=== GIVEN DATA ===
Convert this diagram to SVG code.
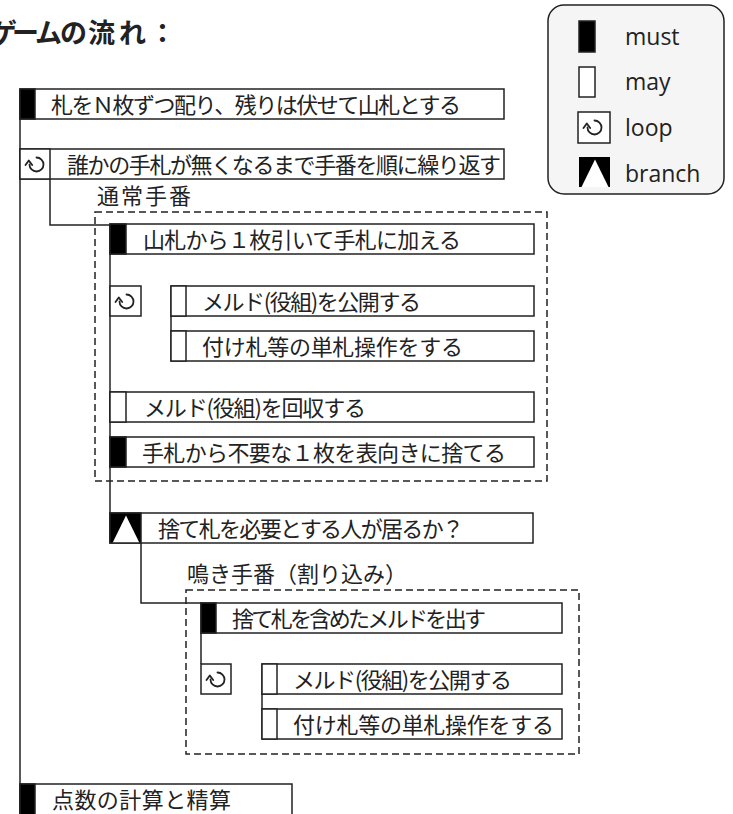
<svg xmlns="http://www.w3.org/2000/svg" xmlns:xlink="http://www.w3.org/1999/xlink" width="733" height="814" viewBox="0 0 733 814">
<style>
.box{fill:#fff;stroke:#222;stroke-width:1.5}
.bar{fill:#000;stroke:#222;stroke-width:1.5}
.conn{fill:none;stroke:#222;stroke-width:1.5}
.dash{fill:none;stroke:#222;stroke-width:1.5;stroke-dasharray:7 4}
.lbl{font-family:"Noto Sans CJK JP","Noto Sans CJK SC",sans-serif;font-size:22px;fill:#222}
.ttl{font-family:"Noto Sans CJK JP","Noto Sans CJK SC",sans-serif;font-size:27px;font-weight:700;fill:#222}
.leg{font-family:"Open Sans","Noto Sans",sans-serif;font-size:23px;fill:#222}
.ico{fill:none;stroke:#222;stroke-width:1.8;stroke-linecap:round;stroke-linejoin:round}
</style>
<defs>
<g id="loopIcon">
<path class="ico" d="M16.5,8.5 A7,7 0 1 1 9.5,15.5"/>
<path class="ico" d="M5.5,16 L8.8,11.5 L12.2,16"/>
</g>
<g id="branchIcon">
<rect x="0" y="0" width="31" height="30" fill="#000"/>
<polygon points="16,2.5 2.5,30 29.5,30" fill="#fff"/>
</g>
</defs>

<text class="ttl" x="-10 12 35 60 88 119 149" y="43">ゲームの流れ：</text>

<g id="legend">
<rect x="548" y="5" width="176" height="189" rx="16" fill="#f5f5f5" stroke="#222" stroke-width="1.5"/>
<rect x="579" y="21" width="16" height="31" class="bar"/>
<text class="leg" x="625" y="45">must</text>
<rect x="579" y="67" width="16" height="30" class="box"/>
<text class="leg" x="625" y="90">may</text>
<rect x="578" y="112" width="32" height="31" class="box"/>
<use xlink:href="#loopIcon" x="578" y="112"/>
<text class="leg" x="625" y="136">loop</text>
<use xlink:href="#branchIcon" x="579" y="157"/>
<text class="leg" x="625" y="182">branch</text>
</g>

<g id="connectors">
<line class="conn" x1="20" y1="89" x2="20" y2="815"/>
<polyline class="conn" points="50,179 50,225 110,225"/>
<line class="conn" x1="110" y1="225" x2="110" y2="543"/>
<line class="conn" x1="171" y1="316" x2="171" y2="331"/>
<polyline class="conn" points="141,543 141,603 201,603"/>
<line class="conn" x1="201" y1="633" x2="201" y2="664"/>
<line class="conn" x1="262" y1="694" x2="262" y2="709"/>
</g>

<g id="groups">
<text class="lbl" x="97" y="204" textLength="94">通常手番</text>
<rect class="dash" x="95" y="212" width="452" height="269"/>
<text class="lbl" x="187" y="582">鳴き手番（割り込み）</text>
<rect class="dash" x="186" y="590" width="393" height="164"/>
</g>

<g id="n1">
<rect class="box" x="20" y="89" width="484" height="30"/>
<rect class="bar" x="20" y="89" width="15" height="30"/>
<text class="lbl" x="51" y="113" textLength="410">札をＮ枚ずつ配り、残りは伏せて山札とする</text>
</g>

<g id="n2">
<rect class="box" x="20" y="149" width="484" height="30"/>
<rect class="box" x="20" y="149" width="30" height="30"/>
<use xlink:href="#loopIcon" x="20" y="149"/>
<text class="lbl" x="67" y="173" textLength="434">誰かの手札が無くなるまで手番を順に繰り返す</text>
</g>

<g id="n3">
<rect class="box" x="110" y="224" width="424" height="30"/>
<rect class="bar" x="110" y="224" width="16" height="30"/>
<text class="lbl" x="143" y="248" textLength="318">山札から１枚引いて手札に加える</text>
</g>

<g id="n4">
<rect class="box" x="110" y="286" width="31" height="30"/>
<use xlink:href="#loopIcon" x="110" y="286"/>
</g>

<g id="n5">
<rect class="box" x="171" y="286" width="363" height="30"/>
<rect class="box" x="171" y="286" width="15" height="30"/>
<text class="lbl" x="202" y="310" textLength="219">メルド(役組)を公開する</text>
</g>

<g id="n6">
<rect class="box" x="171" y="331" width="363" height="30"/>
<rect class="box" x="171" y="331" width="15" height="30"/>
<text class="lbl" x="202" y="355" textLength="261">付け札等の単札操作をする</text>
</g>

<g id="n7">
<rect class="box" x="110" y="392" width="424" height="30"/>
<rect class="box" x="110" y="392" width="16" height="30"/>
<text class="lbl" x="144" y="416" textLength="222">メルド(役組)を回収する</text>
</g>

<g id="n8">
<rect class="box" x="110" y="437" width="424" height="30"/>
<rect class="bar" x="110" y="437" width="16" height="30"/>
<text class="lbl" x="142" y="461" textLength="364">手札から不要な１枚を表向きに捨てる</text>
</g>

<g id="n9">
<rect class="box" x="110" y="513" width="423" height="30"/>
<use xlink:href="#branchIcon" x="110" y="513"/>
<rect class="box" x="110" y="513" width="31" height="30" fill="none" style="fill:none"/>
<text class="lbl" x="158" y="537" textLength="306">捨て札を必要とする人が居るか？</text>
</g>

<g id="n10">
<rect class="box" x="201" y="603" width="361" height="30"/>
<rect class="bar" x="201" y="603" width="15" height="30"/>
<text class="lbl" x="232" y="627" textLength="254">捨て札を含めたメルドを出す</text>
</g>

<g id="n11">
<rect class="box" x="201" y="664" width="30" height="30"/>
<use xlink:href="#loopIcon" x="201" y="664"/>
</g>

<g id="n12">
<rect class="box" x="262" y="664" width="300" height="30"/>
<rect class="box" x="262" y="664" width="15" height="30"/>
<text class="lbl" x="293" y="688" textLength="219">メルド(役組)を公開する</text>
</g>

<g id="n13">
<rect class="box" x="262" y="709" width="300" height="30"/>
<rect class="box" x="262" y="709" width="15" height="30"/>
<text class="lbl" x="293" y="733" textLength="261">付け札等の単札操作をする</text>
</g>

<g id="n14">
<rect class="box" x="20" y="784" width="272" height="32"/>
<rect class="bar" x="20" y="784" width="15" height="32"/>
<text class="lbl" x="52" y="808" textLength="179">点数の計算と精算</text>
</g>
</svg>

=== PROBLEM TO SOLVE ===
Reproduce the material above from its first line through the line containing "12 35 60 88", both ends included, and skip every picture.

=== FULL SOLUTION ===
Convert this diagram to SVG code.
<svg xmlns="http://www.w3.org/2000/svg" xmlns:xlink="http://www.w3.org/1999/xlink" width="733" height="814" viewBox="0 0 733 814">
<style>
.box{fill:#fff;stroke:#222;stroke-width:1.5}
.bar{fill:#000;stroke:#222;stroke-width:1.5}
.conn{fill:none;stroke:#222;stroke-width:1.5}
.dash{fill:none;stroke:#222;stroke-width:1.5;stroke-dasharray:7 4}
.lbl{font-family:"Noto Sans CJK JP","Noto Sans CJK SC",sans-serif;font-size:22px;fill:#222}
.ttl{font-family:"Noto Sans CJK JP","Noto Sans CJK SC",sans-serif;font-size:27px;font-weight:700;fill:#222}
.leg{font-family:"Open Sans","Noto Sans",sans-serif;font-size:23px;fill:#222}
.ico{fill:none;stroke:#222;stroke-width:1.8;stroke-linecap:round;stroke-linejoin:round}
</style>
<defs>
<g id="loopIcon">
<path class="ico" d="M16.5,8.5 A7,7 0 1 1 9.5,15.5"/>
<path class="ico" d="M5.5,16 L8.8,11.5 L12.2,16"/>
</g>
<g id="branchIcon">
<rect x="0" y="0" width="31" height="30" fill="#000"/>
<polygon points="16,2.5 2.5,30 29.5,30" fill="#fff"/>
</g>
</defs>

<text class="ttl" x="-10 12 35 60 88 119 149" y="43">ゲームの流れ：</text>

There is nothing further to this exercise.